> _What this task involves_
Print exactly the lines running from the one that holds "Convert this chart to matplotlib code." through the one that holds "plt.rcParams['font.family'] = ['Liberation", please, and leave the pictures out.

##### Supplied data #####

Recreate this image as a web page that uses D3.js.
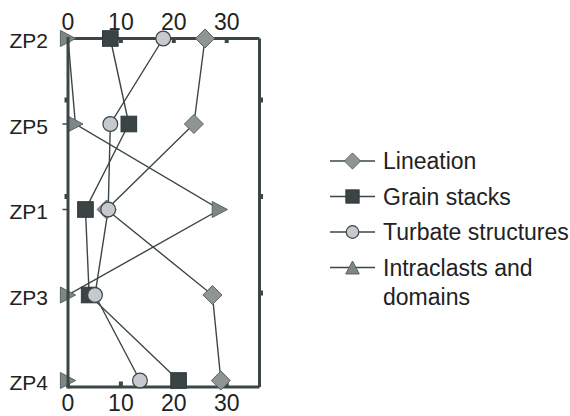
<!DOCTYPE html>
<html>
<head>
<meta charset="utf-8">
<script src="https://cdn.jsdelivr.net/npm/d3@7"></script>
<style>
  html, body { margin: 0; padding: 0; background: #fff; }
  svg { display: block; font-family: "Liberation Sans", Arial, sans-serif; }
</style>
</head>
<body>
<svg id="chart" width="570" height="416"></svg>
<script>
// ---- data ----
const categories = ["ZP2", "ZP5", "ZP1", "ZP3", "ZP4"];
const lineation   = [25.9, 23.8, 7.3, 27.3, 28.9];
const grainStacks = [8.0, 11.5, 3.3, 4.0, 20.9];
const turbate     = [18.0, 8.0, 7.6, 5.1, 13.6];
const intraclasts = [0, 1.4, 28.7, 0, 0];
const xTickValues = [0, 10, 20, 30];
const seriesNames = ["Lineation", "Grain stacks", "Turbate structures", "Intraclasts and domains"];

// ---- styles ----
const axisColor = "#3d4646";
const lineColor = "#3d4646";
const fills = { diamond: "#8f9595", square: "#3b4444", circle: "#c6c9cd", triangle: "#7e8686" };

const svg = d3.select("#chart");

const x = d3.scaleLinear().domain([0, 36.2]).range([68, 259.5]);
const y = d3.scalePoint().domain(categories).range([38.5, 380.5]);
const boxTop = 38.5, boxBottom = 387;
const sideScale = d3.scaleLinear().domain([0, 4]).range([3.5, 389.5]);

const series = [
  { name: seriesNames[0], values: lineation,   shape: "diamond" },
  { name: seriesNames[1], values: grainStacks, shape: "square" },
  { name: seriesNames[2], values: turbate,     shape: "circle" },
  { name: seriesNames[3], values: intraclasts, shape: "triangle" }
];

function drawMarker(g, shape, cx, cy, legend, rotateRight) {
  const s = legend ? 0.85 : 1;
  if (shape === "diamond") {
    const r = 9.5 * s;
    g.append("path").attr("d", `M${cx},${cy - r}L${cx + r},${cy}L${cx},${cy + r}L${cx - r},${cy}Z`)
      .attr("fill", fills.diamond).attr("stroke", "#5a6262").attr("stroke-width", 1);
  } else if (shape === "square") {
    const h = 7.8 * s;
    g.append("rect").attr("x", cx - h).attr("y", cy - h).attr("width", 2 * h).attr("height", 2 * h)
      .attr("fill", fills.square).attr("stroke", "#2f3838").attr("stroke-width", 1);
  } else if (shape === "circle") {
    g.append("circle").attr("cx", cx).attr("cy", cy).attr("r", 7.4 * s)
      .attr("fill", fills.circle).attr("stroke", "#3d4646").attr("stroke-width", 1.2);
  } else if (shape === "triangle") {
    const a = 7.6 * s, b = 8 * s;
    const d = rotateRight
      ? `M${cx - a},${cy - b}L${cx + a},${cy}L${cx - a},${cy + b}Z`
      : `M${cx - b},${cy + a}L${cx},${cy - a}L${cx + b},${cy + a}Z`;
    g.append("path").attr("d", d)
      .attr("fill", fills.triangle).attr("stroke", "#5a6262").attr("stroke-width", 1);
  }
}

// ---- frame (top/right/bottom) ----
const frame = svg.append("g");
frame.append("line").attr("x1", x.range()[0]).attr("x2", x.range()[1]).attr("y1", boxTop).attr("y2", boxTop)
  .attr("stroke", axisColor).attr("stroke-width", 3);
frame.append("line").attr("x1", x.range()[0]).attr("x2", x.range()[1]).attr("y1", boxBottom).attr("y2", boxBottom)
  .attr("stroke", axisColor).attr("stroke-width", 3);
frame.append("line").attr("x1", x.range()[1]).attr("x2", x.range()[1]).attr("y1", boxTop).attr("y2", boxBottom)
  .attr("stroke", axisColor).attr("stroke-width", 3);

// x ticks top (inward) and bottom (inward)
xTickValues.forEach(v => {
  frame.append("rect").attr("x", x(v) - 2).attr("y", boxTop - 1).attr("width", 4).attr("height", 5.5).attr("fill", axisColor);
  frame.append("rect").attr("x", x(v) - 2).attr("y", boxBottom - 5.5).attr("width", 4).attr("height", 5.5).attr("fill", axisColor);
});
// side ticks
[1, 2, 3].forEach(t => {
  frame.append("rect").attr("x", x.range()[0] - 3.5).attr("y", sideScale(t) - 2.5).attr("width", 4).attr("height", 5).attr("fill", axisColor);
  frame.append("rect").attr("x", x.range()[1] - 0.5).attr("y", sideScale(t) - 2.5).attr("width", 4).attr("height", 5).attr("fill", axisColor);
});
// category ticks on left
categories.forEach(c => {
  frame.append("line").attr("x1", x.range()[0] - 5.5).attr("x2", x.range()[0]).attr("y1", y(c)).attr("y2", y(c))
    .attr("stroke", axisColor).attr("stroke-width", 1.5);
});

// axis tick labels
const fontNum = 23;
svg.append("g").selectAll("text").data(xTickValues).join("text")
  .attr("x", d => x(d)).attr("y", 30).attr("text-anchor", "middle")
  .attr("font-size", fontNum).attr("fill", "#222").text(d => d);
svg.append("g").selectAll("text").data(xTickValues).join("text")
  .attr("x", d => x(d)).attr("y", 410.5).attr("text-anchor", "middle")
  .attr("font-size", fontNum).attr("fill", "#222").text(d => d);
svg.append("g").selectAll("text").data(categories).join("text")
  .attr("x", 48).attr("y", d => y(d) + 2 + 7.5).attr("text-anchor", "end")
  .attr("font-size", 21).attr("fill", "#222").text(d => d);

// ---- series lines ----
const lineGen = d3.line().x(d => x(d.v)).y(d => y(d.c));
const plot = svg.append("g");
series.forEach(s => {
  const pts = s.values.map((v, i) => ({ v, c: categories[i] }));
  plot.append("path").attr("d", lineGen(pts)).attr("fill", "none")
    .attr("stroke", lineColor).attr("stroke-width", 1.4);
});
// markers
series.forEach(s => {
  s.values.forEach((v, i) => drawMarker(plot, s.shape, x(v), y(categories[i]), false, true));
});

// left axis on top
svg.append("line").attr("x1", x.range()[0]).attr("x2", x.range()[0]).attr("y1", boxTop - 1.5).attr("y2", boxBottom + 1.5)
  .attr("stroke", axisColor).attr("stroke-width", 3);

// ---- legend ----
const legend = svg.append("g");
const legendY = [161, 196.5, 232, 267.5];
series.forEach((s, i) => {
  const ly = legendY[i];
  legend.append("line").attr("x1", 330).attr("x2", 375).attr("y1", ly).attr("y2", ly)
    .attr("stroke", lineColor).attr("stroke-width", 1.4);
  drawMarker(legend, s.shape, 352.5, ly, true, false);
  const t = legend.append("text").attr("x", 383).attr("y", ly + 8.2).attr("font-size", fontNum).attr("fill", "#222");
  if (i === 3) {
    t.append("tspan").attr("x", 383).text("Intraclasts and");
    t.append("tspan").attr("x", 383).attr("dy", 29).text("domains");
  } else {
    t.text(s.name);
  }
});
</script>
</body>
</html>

#####
##### Supplied data #####

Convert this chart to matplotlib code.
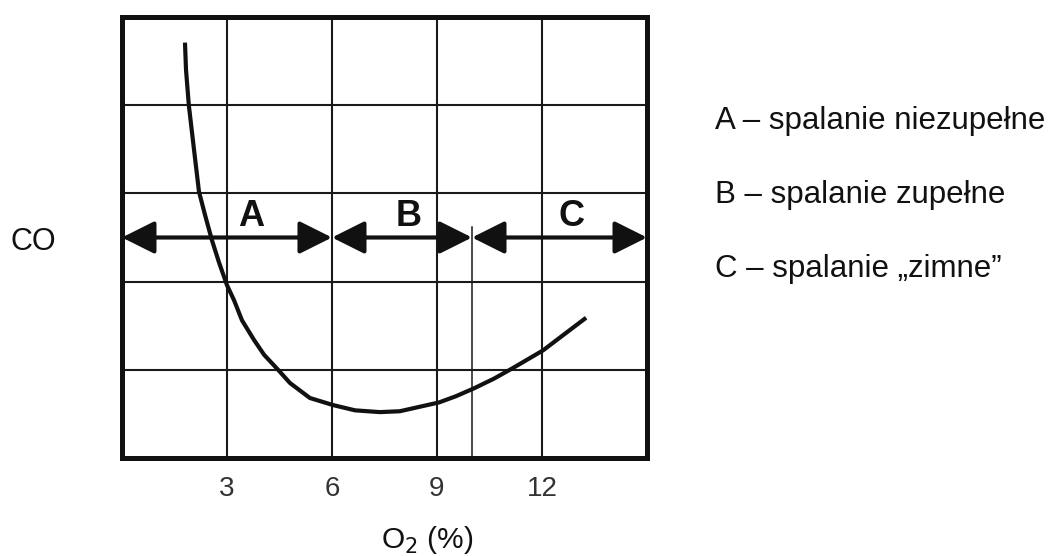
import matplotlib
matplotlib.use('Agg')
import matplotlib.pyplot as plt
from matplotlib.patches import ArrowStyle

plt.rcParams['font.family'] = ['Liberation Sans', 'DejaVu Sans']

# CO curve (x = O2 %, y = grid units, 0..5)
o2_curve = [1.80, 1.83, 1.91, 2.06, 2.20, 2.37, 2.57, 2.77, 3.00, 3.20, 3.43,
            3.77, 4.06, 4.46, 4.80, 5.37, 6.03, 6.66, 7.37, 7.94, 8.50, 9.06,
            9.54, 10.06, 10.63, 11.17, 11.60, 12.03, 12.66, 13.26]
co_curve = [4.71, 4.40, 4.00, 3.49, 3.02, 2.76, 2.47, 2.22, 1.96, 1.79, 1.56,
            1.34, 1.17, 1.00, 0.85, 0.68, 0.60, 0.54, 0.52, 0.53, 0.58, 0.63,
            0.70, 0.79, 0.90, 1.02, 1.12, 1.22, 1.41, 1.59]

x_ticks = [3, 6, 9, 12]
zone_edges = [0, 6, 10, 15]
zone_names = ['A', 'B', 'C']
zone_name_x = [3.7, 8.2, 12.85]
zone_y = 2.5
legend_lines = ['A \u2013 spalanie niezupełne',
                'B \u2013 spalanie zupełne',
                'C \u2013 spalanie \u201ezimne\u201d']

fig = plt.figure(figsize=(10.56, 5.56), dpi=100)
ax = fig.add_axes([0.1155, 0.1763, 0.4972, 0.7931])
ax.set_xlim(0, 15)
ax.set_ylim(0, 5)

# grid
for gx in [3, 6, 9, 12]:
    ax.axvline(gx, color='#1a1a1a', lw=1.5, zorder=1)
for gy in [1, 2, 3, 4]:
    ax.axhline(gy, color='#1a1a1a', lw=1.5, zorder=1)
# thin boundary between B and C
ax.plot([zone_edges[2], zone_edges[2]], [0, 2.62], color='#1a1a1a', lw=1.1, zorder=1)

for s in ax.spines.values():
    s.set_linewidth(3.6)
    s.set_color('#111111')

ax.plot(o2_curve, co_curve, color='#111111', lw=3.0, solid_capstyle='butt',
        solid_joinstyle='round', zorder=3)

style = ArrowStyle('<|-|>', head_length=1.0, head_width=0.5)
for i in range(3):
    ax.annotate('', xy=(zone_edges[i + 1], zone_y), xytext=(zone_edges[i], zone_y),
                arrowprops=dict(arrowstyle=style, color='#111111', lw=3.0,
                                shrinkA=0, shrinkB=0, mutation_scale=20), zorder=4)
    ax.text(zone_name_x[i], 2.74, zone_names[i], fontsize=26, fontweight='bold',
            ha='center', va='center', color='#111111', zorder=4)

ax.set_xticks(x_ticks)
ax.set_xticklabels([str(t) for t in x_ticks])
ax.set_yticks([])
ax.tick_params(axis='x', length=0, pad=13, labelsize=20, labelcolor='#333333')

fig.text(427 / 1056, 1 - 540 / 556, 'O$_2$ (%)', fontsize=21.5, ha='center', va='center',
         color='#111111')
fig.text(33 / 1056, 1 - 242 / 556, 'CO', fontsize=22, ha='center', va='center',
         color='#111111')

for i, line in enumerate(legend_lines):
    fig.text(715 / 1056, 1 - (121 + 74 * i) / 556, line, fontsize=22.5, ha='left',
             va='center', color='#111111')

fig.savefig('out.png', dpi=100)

#####

> _Written reply_
Convert this chart to matplotlib code.
import matplotlib
matplotlib.use('Agg')
import matplotlib.pyplot as plt
from matplotlib.patches import ArrowStyle

plt.rcParams['font.family'] = ['Liberation Sans', 'DejaVu Sans']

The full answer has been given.